▶ _DATA TO USE_:
——————

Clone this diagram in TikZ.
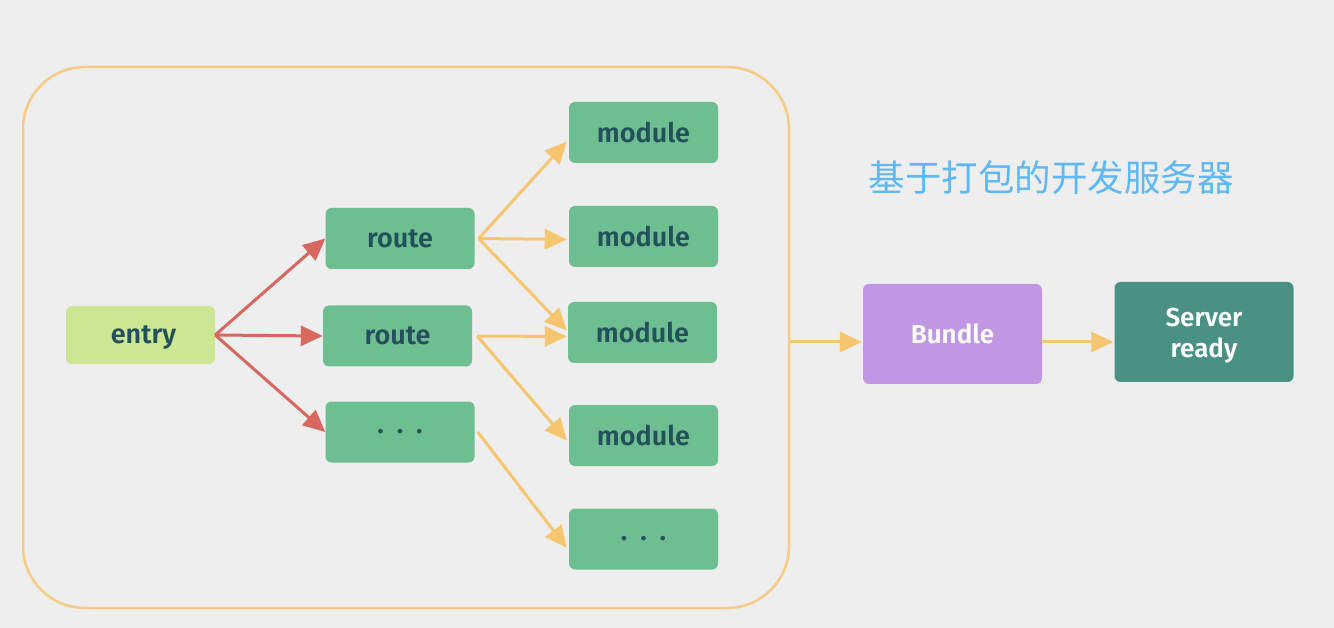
\documentclass[tikz,border=0pt]{standalone}
\usepackage{fontspec}
\setmainfont{Fira Sans}[BoldFont={Fira Sans SemiBold}]
\newfontfamily\cjk{Noto Sans CJK SC}
\usetikzlibrary{arrows.meta}
\definecolor{bg}{HTML}{EEEEEE}
\definecolor{frameor}{HTML}{F6CB85}
\definecolor{arrowor}{HTML}{F5C570}
\definecolor{arrowred}{HTML}{D8675F}
\definecolor{boxgreen}{HTML}{6DBE91}
\definecolor{entrygreen}{HTML}{CDE692}
\definecolor{txtdark}{HTML}{24505B}
\definecolor{bundlepurple}{HTML}{C197E3}
\definecolor{serverteal}{HTML}{4A9185}
\definecolor{titleblue}{HTML}{5DB8F5}
\newcommand{\mydots}{.\hspace{13pt}.\hspace{13pt}.}
\tikzset{
  gbox/.style={rectangle, rounded corners=6pt, fill=boxgreen, text=txtdark,
    minimum width=149pt, minimum height=61pt, inner sep=0pt,
    font=\fontsize{27}{32}\selectfont\bfseries},
  ebox/.style={gbox, fill=entrygreen, minimum height=58pt},
  bigbox/.style={rectangle, rounded corners=6pt, text=white,
    minimum width=179pt, minimum height=100pt, inner sep=0pt,
    font=\fontsize{26}{32}\selectfont\bfseries},
  redarrow/.style={draw=arrowred, line width=3pt,
    -{Triangle[length=22pt,width=20pt]}},
  orarrow/.style={draw=arrowor, line width=3pt,
    -{Triangle[length=22pt,width=20pt]}},
  container/.style={rectangle, draw=frameor, line width=2.5pt,
    rounded corners=62pt, minimum width=766pt, minimum height=541pt, inner sep=0pt},
}
\begin{document}
\begin{tikzpicture}[x=1pt,y=-1pt]
\fill[bg] (0,0) rectangle (1334,628);
\useasboundingbox (0,0) rectangle (1334,628);

\node[container] (frame) at (406,337.5) {};

\node[ebox] (entry) at (140.5,335) {\hspace{6pt}\raisebox{-3pt}[\height][\depth]{entry}};
\node[gbox] (r1) at (400,238.5) {route};
\node[gbox] (r2) at (397.5,336) {route};
\node[gbox] (r3) at (400,432) {\mydots};

\node[gbox] (m1) at (643.5,132.5) {module};
\node[gbox] (m2) at (643.5,236.5) {module};
\node[gbox] (m3) at (642.5,332.5) {module};
\node[gbox] (m4) at (643.5,435.5) {module};
\node[gbox] (m5) at (643.5,539) {\mydots};

\node[bigbox, fill=bundlepurple] (bundle) at (952.5,334) {Bundle};
\node[bigbox, fill=serverteal] (server) at (1204,332) {\raisebox{-4pt}[\height][\depth]{\begin{tabular}{@{}c@{}}Server\\[-1pt]ready\end{tabular}}};

\node[text=titleblue, font=\cjk\fontsize{36.5}{40}\selectfont, anchor=center] (title) at (1051,178) {基于打包的开发服务器};

\draw[redarrow] (entry.east) -- (r1.west);
\draw[redarrow] (entry.east) -- (r2.west);
\draw[redarrow] (entry.east) -- (r3.west);

\coordinate (r1o) at ([xshift=4pt]r1.east);
\coordinate (r2o) at ([xshift=5pt]r2.east);
\coordinate (r3o) at ([xshift=3pt]r3.east);
\draw[orarrow] (r1o) -- ([yshift=-9pt,xshift=-2pt]m1.west);
\draw[orarrow] (r1o) -- ([yshift=-3pt,xshift=-2pt]m2.west);
\draw[orarrow] (r1o) -- ([yshift=2pt,xshift=-1pt]m3.west);
\draw[orarrow] (r2o) -- ([yshift=-4pt,xshift=-1pt]m3.west);
\draw[orarrow] (r2o) -- ([yshift=-5pt,xshift=-2pt]m4.west);
\draw[orarrow] (r3o) -- ([yshift=-9pt,xshift=-2pt]m5.west);

\draw[orarrow] ([yshift=-4.5pt]frame.east) -- ([yshift=-8pt,xshift=-1pt]bundle.west);
\draw[orarrow] ([yshift=-8pt]bundle.east) -- ([yshift=-10pt,xshift=-1pt]server.west);
\end{tikzpicture}
\end{document}
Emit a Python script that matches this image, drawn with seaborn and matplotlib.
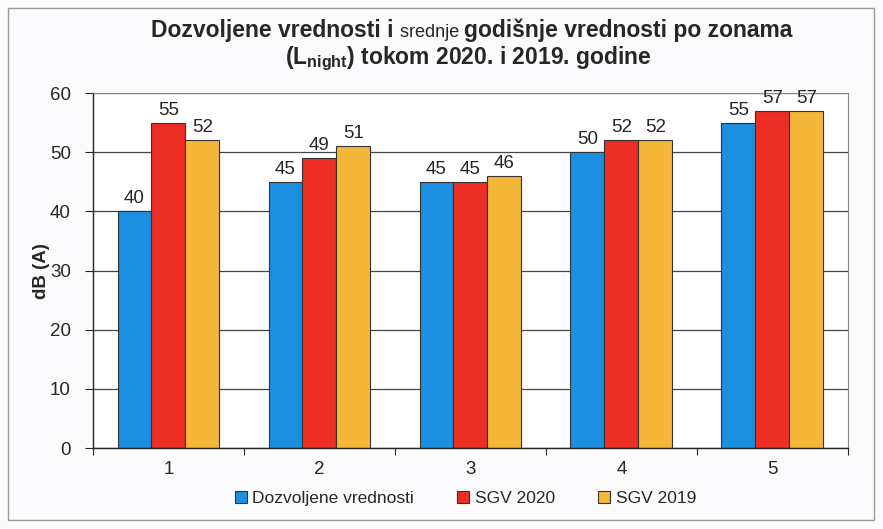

——————

▶ _EXERCISE_: Transcribe every line in the entries above, taking out only the images.

▶ _THE ANSWER_:
Clone this diagram in TikZ.
\documentclass[tikz,border=0pt]{standalone}
\usepackage{fontspec}
\setmainfont{Fira Sans}[BoldFont={Fira Sans SemiBold}]
\newfontfamily\cjk{Noto Sans CJK SC}
\usetikzlibrary{arrows.meta}
\definecolor{bg}{HTML}{EEEEEE}
\definecolor{frameor}{HTML}{F6CB85}
\definecolor{arrowor}{HTML}{F5C570}
\definecolor{arrowred}{HTML}{D8675F}
\definecolor{boxgreen}{HTML}{6DBE91}
\definecolor{entrygreen}{HTML}{CDE692}
\definecolor{txtdark}{HTML}{24505B}
\definecolor{bundlepurple}{HTML}{C197E3}
\definecolor{serverteal}{HTML}{4A9185}
\definecolor{titleblue}{HTML}{5DB8F5}
\newcommand{\mydots}{.\hspace{13pt}.\hspace{13pt}.}
\tikzset{
  gbox/.style={rectangle, rounded corners=6pt, fill=boxgreen, text=txtdark,
    minimum width=149pt, minimum height=61pt, inner sep=0pt,
    font=\fontsize{27}{32}\selectfont\bfseries},
  ebox/.style={gbox, fill=entrygreen, minimum height=58pt},
  bigbox/.style={rectangle, rounded corners=6pt, text=white,
    minimum width=179pt, minimum height=100pt, inner sep=0pt,
    font=\fontsize{26}{32}\selectfont\bfseries},
  redarrow/.style={draw=arrowred, line width=3pt,
    -{Triangle[length=22pt,width=20pt]}},
  orarrow/.style={draw=arrowor, line width=3pt,
    -{Triangle[length=22pt,width=20pt]}},
  container/.style={rectangle, draw=frameor, line width=2.5pt,
    rounded corners=62pt, minimum width=766pt, minimum height=541pt, inner sep=0pt},
}
\begin{document}
\begin{tikzpicture}[x=1pt,y=-1pt]
\fill[bg] (0,0) rectangle (1334,628);
\useasboundingbox (0,0) rectangle (1334,628);

\node[container] (frame) at (406,337.5) {};

\node[ebox] (entry) at (140.5,335) {\hspace{6pt}\raisebox{-3pt}[\height][\depth]{entry}};
\node[gbox] (r1) at (400,238.5) {route};
\node[gbox] (r2) at (397.5,336) {route};
\node[gbox] (r3) at (400,432) {\mydots};

\node[gbox] (m1) at (643.5,132.5) {module};
\node[gbox] (m2) at (643.5,236.5) {module};
\node[gbox] (m3) at (642.5,332.5) {module};
\node[gbox] (m4) at (643.5,435.5) {module};
\node[gbox] (m5) at (643.5,539) {\mydots};

\node[bigbox, fill=bundlepurple] (bundle) at (952.5,334) {Bundle};
\node[bigbox, fill=serverteal] (server) at (1204,332) {\raisebox{-4pt}[\height][\depth]{\begin{tabular}{@{}c@{}}Server\\[-1pt]ready\end{tabular}}};

\node[text=titleblue, font=\cjk\fontsize{36.5}{40}\selectfont, anchor=center] (title) at (1051,178) {基于打包的开发服务器};

\draw[redarrow] (entry.east) -- (r1.west);
\draw[redarrow] (entry.east) -- (r2.west);
\draw[redarrow] (entry.east) -- (r3.west);

\coordinate (r1o) at ([xshift=4pt]r1.east);
\coordinate (r2o) at ([xshift=5pt]r2.east);
\coordinate (r3o) at ([xshift=3pt]r3.east);
\draw[orarrow] (r1o) -- ([yshift=-9pt,xshift=-2pt]m1.west);
\draw[orarrow] (r1o) -- ([yshift=-3pt,xshift=-2pt]m2.west);
\draw[orarrow] (r1o) -- ([yshift=2pt,xshift=-1pt]m3.west);
\draw[orarrow] (r2o) -- ([yshift=-4pt,xshift=-1pt]m3.west);
\draw[orarrow] (r2o) -- ([yshift=-5pt,xshift=-2pt]m4.west);
\draw[orarrow] (r3o) -- ([yshift=-9pt,xshift=-2pt]m5.west);

\draw[orarrow] ([yshift=-4.5pt]frame.east) -- ([yshift=-8pt,xshift=-1pt]bundle.west);
\draw[orarrow] ([yshift=-8pt]bundle.east) -- ([yshift=-10pt,xshift=-1pt]server.west);
\end{tikzpicture}
\end{document}
Emit a Python script that matches this image, drawn with seaborn and matplotlib.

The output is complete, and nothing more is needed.